ERROR: Cannot convert XX, hmmconvert binary does not exist or not executable : No such file or directory Check that your bin/binaries/hmmconvert binary exists or the soft link you could have created is there.
Blast indexing ERROR on prodom.ipr : FormatBlastDB: Formatdb command [YYY] failed: No such file or directory at ./index_data.pl line 219.: This can happen even if you have the files in your data directory. Check that the file exists, if it is there, check that you have a soft link in the bin directory called "binaries" which points to the directory containing binaries for your platform (if you do not select any applications when installing, this soft link is not created automatically).

I have installed the EMBOSS package and also seqret and sixpack but I get errors from InterProScan about them. What is the problem?

Check the environment variable called EMBOSS_ROOT and EMBOSS_ACDROOT in the seqret and sixpack shell scripts located in your iprscan/conf directory. Make sure that these values point to the right directory. EMBOSS_ROOT is the root directory where your EMBOSS package is installed and EMBOSS_ACDROOT is the directory where acd directory (needed for all EMBOSS applications) is needed.

InterProScan gives me a report file containing some errors from FingerPRINTScan that are weird like : ERROR: Calculation has exceeded maximum allowed complexity Fingerprint PRICHEXTENSN matches this sequence..

This is not a real error, this is just a warning. Don't worry about it.

I get the following error: "supervise: doRawResults: failed to create raw result: Parsing Problem for Panther with location "

This error is usually caused when the Panther data has not been installed correctly. Please make sure you have downloaded the PANTHER-specific file from the DATA directory on the FTP site. Untar and unzip it as you would during install. This should fix the problem

I am running Solaris and during InterProScan install, the following error is seen: "bin/index_data.pl -bin sh: /dev/null: bad number ERROR: Problem during the conversion of file /[myinstalldir]/Pfam : No such file or directory "

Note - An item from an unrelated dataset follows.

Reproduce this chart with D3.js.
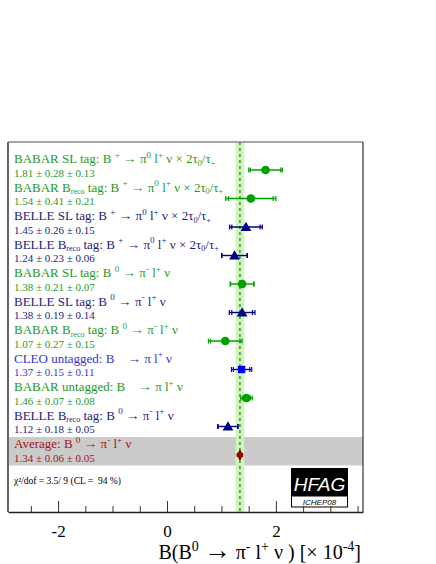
<!DOCTYPE html>
<html>
<head>
<meta charset="utf-8">
<script src="https://cdn.jsdelivr.net/npm/d3@7"></script>
<style>
  body { margin: 0; background: #fff; }
  svg { display: block; }
</style>
</head>
<body>
<div id="main"></div>
<script>
// measurements, top to bottom; the last one is the average
const labels = [
  "BABAR SL tag: B ^{+} → π^{0} l^{+} ν × 2τ_{0}/τ_{+}",
  "BABAR B_{reco} tag: B ^{+} → π^{0} l^{+} ν × 2τ_{0}/τ_{+}",
  "BELLE SL tag: B ^{+} → π^{0} l^{+} ν × 2τ_{0}/τ_{+}",
  "BELLE B_{reco} tag: B ^{+} → π^{0} l^{+} ν × 2τ_{0}/τ_{+}",
  "BABAR SL tag: B ^{0} → π^{-} l^{+} ν",
  "BELLE SL tag: B ^{0} → π^{-} l^{+} ν",
  "BABAR B_{reco} tag: B ^{0} → π^{-} l^{+} ν",
  "CLEO untagged: B    → π l^{+} ν",
  "BABAR untagged: B    → π l^{+} ν",
  "BELLE B_{reco} tag: B ^{0} → π^{-} l^{+} ν",
  "Average: B ^{0} → π^{-} l^{+} ν"
];
const experiments = ["BABAR", "BABAR", "BELLE", "BELLE", "BABAR", "BELLE", "BABAR", "CLEO", "BABAR", "BELLE", "Average"];
const values = [1.81, 1.54, 1.45, 1.24, 1.38, 1.38, 1.07, 1.37, 1.46, 1.12, 1.34];
const statErr = [0.28, 0.41, 0.26, 0.23, 0.21, 0.19, 0.27, 0.15, 0.07, 0.18, 0.06];
const systErr = [0.13, 0.21, 0.15, 0.06, 0.07, 0.14, 0.15, 0.11, 0.08, 0.05, 0.05];

const majorTicks = [-2, 0, 2];
const minorTicks = [-2.5, -1.5, -1, -0.5, 0.5, 1, 1.5, 2.5, 3, 3.5];
const chi2Text = "χ²/dof = 3.5/ 9 (CL =  94 %)";

const styles = {
  BABAR: { text: "#1f9a1f", mark: "#00a000", shape: d3.symbolCircle, size: 60 },
  BELLE: { text: "#1c1c7c", mark: "#000080", shape: d3.symbolTriangle, size: 50 },
  CLEO: { text: "#3535cc", mark: "#0000f0", shape: d3.symbolSquare, size: 55 },
  Average: { text: "#a01515", mark: "#a00000", shape: d3.symbolDiamond, size: 40 }
};

const width = 436;
const height = 564;
const fLeft = 8, fRight = 363, fTop = 142, fBottom = 512;
const serif = "'Liberation Serif', 'DejaVu Serif', serif";

const x = d3.scaleLinear().domain([-2.92, 3.6]).range([fLeft, fRight]);
const y = d3.scalePoint().domain(d3.range(values.length)).range([170, 455]);
const step = y.step();

const svg = d3.select("#main").append("svg").attr("width", width).attr("height", height);
svg.append("rect").attr("width", width).attr("height", height).attr("fill", "#fff");

// average row background
const nAvg = values.length - 1;
svg.append("rect")
  .attr("x", fLeft).attr("y", y(nAvg) - 18)
  .attr("width", fRight - fLeft).attr("height", step)
  .attr("fill", "#cbcbcb");

// average band
const avg = values[nAvg];
const avgErr = Math.sqrt(statErr[nAvg] ** 2 + systErr[nAvg] ** 2);
svg.append("rect")
  .attr("x", x(avg - avgErr)).attr("y", fTop)
  .attr("width", x(avg + avgErr) - x(avg - avgErr)).attr("height", fBottom - fTop)
  .attr("fill", "#ccf7b8");
svg.append("line")
  .attr("x1", x(avg)).attr("x2", x(avg)).attr("y1", fTop).attr("y2", fBottom)
  .attr("stroke", "#2e6b2e").attr("stroke-width", 1.2).attr("stroke-dasharray", "3,3");

// labels with ^{} and _{} markup
const addRich = (sel, str, size, arrowScale) => {
  const parts = str.split(/([\^_]\{[^}]*\}|→)/).filter((p) => p !== "");
  let shift = 0;
  parts.forEach((p) => {
    let t = p, s = 0, fs = size;
    if (p.startsWith("^{")) { t = p.slice(2, -1); s = -0.42 * size; fs = size * 0.7; }
    else if (p.startsWith("_{")) { t = p.slice(2, -1); s = 0.22 * size; fs = size * 0.62; }
    else if (p === "→") { fs = size * arrowScale; }
    sel.append("tspan")
      .attr("dy", s - shift)
      .attr("font-size", fs)
      .style("white-space", "pre")
      .text(t);
    shift = s;
  });
};

const rows = svg.selectAll("g.row").data(values).enter().append("g").attr("class", "row");

rows.each(function (v, i) {
  const g = d3.select(this);
  const st = styles[experiments[i]];
  const t = g.append("text")
    .attr("x", 14).attr("y", y(i) - 7)
    .attr("font-family", serif).attr("font-size", 13)
    .attr("fill", st.text)
    .style("white-space", "pre");
  addRich(t, labels[i], 13, 1.05);
  g.append("text")
    .attr("x", 14).attr("y", y(i) + 6.5)
    .attr("font-family", serif).attr("font-size", 11)
    .attr("fill", st.text)
    .text(`${v.toFixed(2)} ± ${statErr[i].toFixed(2)} ± ${systErr[i].toFixed(2)}`);

  const tot = Math.sqrt(statErr[i] ** 2 + systErr[i] ** 2);
  const lw = i === nAvg ? 4 : 1.4;
  const lo = i === nAvg ? v - statErr[i] : v - tot;
  const hi = i === nAvg ? v + statErr[i] : v + tot;
  g.append("line")
    .attr("x1", x(lo)).attr("x2", x(hi))
    .attr("y1", y(i)).attr("y2", y(i))
    .attr("stroke", st.mark).attr("stroke-width", lw);
  if (i !== nAvg) {
    [v - tot, v - statErr[i], v + statErr[i], v + tot].forEach((e) => {
      g.append("line")
        .attr("x1", x(e)).attr("x2", x(e))
        .attr("y1", y(i) - 2.5).attr("y2", y(i) + 2.5)
        .attr("stroke", st.mark).attr("stroke-width", 1.2);
    });
  }
  g.append("path")
    .attr("transform", `translate(${x(v)},${y(i) + (st.shape === d3.symbolTriangle ? 1 : 0)})`)
    .attr("d", d3.symbol().type(st.shape).size(st.size)())
    .attr("fill", st.mark);
});

// chi2
svg.append("text")
  .attr("x", 14).attr("y", 484)
  .attr("font-family", serif).attr("font-size", 9.5)
  .attr("fill", "#000")
  .style("white-space", "pre")
  .text(chi2Text);

// HFAG logo
svg.append("rect").attr("x", 291).attr("y", 468).attr("width", 57).attr("height", 28).attr("fill", "#000");
svg.append("rect").attr("x", 291.5).attr("y", 496).attr("width", 56).attr("height", 11)
  .attr("fill", "#fff").attr("stroke", "#000").attr("stroke-width", 1);
svg.append("text").attr("x", 319.5).attr("y", 491)
  .attr("text-anchor", "middle").attr("font-family", "'Liberation Sans', Arial, sans-serif")
  .attr("font-style", "italic").attr("font-size", 19).attr("fill", "#fff").text("HFAG");
svg.append("text").attr("x", 319.5).attr("y", 505)
  .attr("text-anchor", "middle").attr("font-family", "'Liberation Sans', Arial, sans-serif")
  .attr("font-style", "italic").attr("font-size", 8).attr("fill", "#000").text("ICHEP08");

// frame
svg.append("line").attr("x1", fLeft).attr("x2", fRight).attr("y1", fTop).attr("y2", fTop)
  .attr("stroke", "#888").attr("stroke-width", 1.5);
svg.append("line").attr("x1", fLeft).attr("x2", fLeft).attr("y1", fTop).attr("y2", fBottom)
  .attr("stroke", "#666").attr("stroke-width", 2);
svg.append("line").attr("x1", fRight).attr("x2", fRight).attr("y1", fTop).attr("y2", fBottom)
  .attr("stroke", "#333").attr("stroke-width", 1.2);

// x axis: minor then major ticks, drawn inward
svg.append("g")
  .attr("transform", `translate(0,${fBottom})`)
  .call(d3.axisBottom(x).tickValues(minorTicks).tickSize(-6).tickFormat(""))
  .call((g) => g.select(".domain").remove())
  .call((g) => g.selectAll(".tick line").attr("stroke", "#333"));
svg.append("g")
  .attr("transform", `translate(0,${fBottom})`)
  .call(d3.axisBottom(x).tickValues(majorTicks).tickSizeInner(-11).tickSizeOuter(0).tickPadding(13).tickFormat(d3.format("d")))
  .call((g) => g.select(".domain").attr("stroke", "#222").attr("stroke-width", 1.5))
  .call((g) => g.selectAll(".tick line").attr("stroke", "#333"))
  .call((g) => g.selectAll(".tick text")
    .attr("font-family", serif).attr("font-size", 17).attr("fill", "#000")
    .text((d) => (d < 0 ? "-" + Math.abs(d) : d)));

// axis title
const title = svg.append("text")
  .attr("x", 361).attr("y", 559)
  .attr("text-anchor", "end")
  .attr("font-family", serif).attr("font-size", 20)
  .attr("fill", "#000");
addRich(title, "B(B^{0} → π^{-} l^{+} ν ) [× 10^{-4}]", 20, 1.35);
</script>
</body>
</html>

During install, the configuration script now runs all file indexing (so that you don't need to download the indices - you can build them yourself). On some versions of solaris, this call to index_data.pl causes InterProScan to crash. You can fix it by changing the following:

if(system(\"$path/bin/binaries/hmmconvert -b $f $f.bin >& /dev/null\")){

to:

if(system(\"$path/bin/binaries/hmmconvert -b $f $f.bin\")){

I get the following error when trying to run TMHMM: "Errors : cat: output error (0/218 characters written) Broken pipe"

This is an error from TMHMM directly. Check that the model you have in your directory and the model specified in iprscan/conf/tmhmm.conf have the same name. If not, edit the .conf file

2.6) Improving performance

Pfam searching is taking a really long time. Why?

In order to better mirror the results of the Pfam server, InterProScan now searches both LS and FS models (for more information on LS and FS models, see the Pfam website). This means that the number of models which need searching is doubled and hence so is the search time. If you do not wish to search the FS models (you will not miss too many hits if you don't) you can do this by replacing the file that comes wih InterProScan ("Pfam") with a file from the Pfam ftp site (Pfam_ls). Rename Pfam_ls so that it is called "Pfam" and put it in the iprscan/data directory. You will then need to run bin/index_data.pl -inx -bin -f Pfam in order to index the file for InterProScan and convert it into the HMMER binary format. The binary conversion uses hmmconvert, if not present into your bin archive, please download the hmmer package from http://hmmer.wustl.edu/ for your platform and copy it into iprscan/bin/binaries.

My searches are taking a really long time. Any ideas how I can improve the speed?

Try experimenting with the "chunk" size setting so that you minimise the number of jobs created by InterProScan and the memory footprint of the program.